En esa centuria, y en las siguientes, en otras latitudes y en otras naciones ni siquiera se planteaba que los indios pudieran tener alma, o que pudieran ser sujetos de derechos o que se pudiera pactar con ellos, establecer matrimonio, enviar a sus hijos a la universidad, entrar en un monasterio, etc. ¡El mestizaje, esta bellísima palabra, daba sus primeros vagidos! Un andaluz o un extremeño, un azteca o un maya empezaban, tímidamente, a incorporar a su ADN cultural y espiritual la categoría de "mestizo". Este primer grito no arregló todo, claro está, pero fue algo y algo removió. Y esto también hay que decirlo. Las batallas no se ganan de una vez por todas. El grito de Montesinos no había sido inútil: se imponía un trato de humanidad a los indios.

            Toda conquista es un encuentro y un encontronazo, esto ya se sabe. El conquistador siempre piensa que la razón y el derecho lo asisten y están de su parte. Quien tiene el poder y las armas para defenderlo, difícilmente se abstiene de ejercer ese poder y de utilizar esas armas. Por ello, este grito de Montesinos, y todos los demás gritos que se han dado en el Universo, son jalones que marcan un progreso en humanidad para la Humanidad.

            Que apenas iniciado el siglo XVI, un español cuestionase la conquista y arremetiese contra los abusos, dice mucho de esa grandeza de ánimo y de corazón de algunos hombres que formaron parte de la llamada "Era de los Descubrimientos". ¡Quijotes entre los indios! Si en el día del Juicio Final, también las naciones son juzgadas, el Grito de Montesinos servirá de descargo a España.

            El sermón de aquel domingo de adviento fue el primero de otros muchos dados en nombre de Dios y en nombre de la Humanidad. La llamada ‘teología de la liberación’ ya estaba en aquel sermón. La liberación de los pueblos es y será siempre una causa del Evangelio. ¿Quiénes son hoy los nuevos esclavos, los maltratados de los pueblos? ¿Quiénes son los que de forma asperísima y cruel son tratados en tantas partes del mundo ahora mismo? ¿Dónde están los Montesinos de nuestro tiempo?

            La vida de Antonio Montesinos se extendió desde 1475 hasta el 27 de junio de 1540. Nació en algún lugar de España y murió en algún lugar de Venezuela. No se sabe dónde está enterrado. Poco, en realidad, importa dónde nacemos, dónde morimos y dónde queda ese polvo y ceniza de nuestro cuerpo. Pero todos, en algún momento de nuestras vidas, tenemos ante nosotros un domingo de adviento en el que se nos presenta una encrucijada: o sentarnos plácidamente en nuestro banco de la iglesia, adormilados sobre la cruz como quien se adormila sobre una almohada de plumas… O encaramarnos al púlpito y clamar a voz en grito: “¿No son estos hombres?”. Estas cuatro palabras de Montesinos, puestas entre signos de interrogación, son el resumen y la esencia de un evangelio encarnado. Probablemente, al que grita esto le espera el martirio. Entre los frailes dominicos se mantiene la memoria de que fray Antonio de Montesinos murió mártir (“obiit martyr in Indii”).

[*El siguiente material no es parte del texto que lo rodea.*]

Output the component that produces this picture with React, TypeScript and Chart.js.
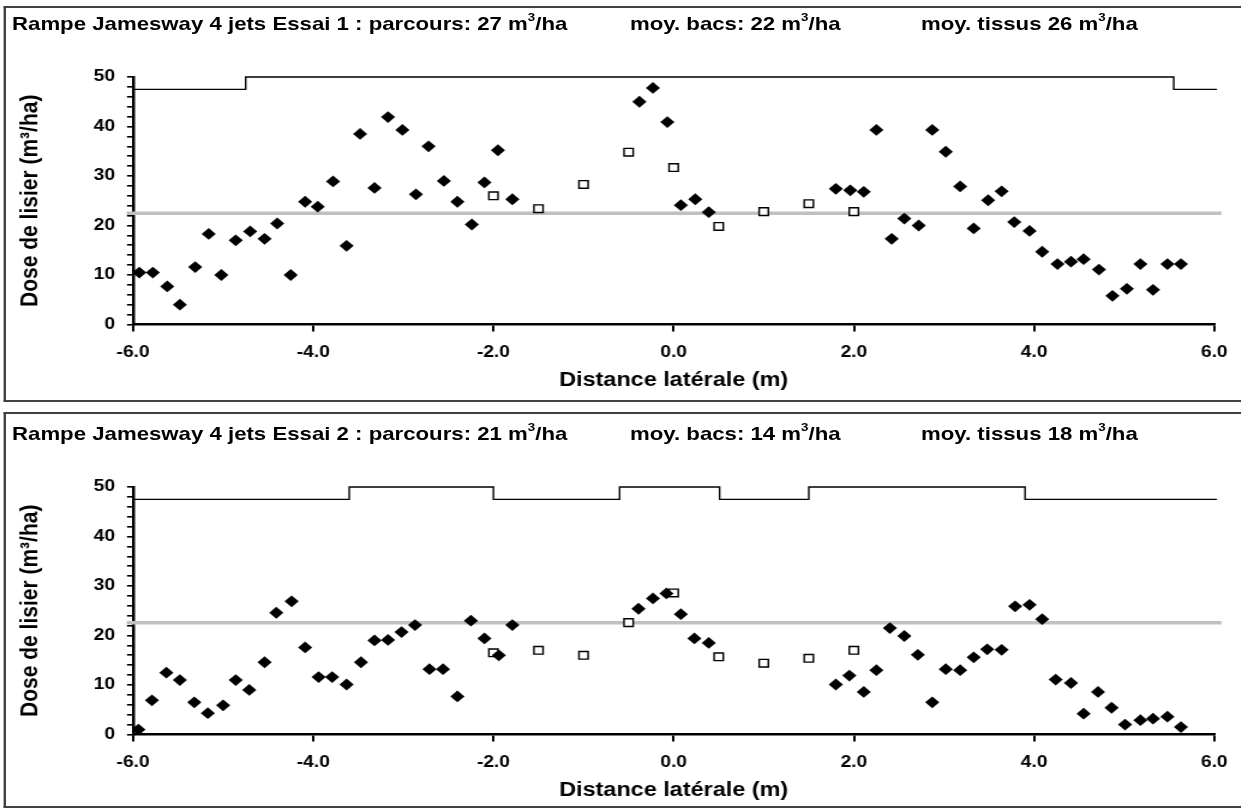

            Para dejar constancia de este sermón histórico, en 1982, una escultura de piedra y bronce, de más de 15 metros de altura, se levantó en el malecón de la ciudad de Santo Domingo, en la República Dominicana, frente al mar Caribe, cuyas aguas enmudecieron ante aquel grito de 1511. La escultura es obra de Antonio Castellanos Basich, un artista mejicano. Refleja muy bien la fuerza, el arrojo, la valentía y la conciencia cívica y cristiana de aquel fraile dominico español.

Al contrario que el famoso Grito del pintor Munch, que es un grito sordo que no llegamos a oír, este grito de Montesinos es bien audible. Un grito estentóreo, pronunciado en la lengua que aún hoy hablamos. Un grito cuyo eco aún resuena en el mundo y en la propia cristiandad. Un grito que hizo temblar a unos y aportó un poco de dulzura a otros. Un grito que, de mar en mar  y de amanecer en amanecer, sigue recorriendo el mundo. Todos los advientos del mundo esperan gritos tan sonoros y tan potentes como el de fray Antonio de Montesinos, porque todos los advientos del mundo precisan de alguien que les recuerde cuatro palabras y dos signos de interrogación “¿No son estos hombres?”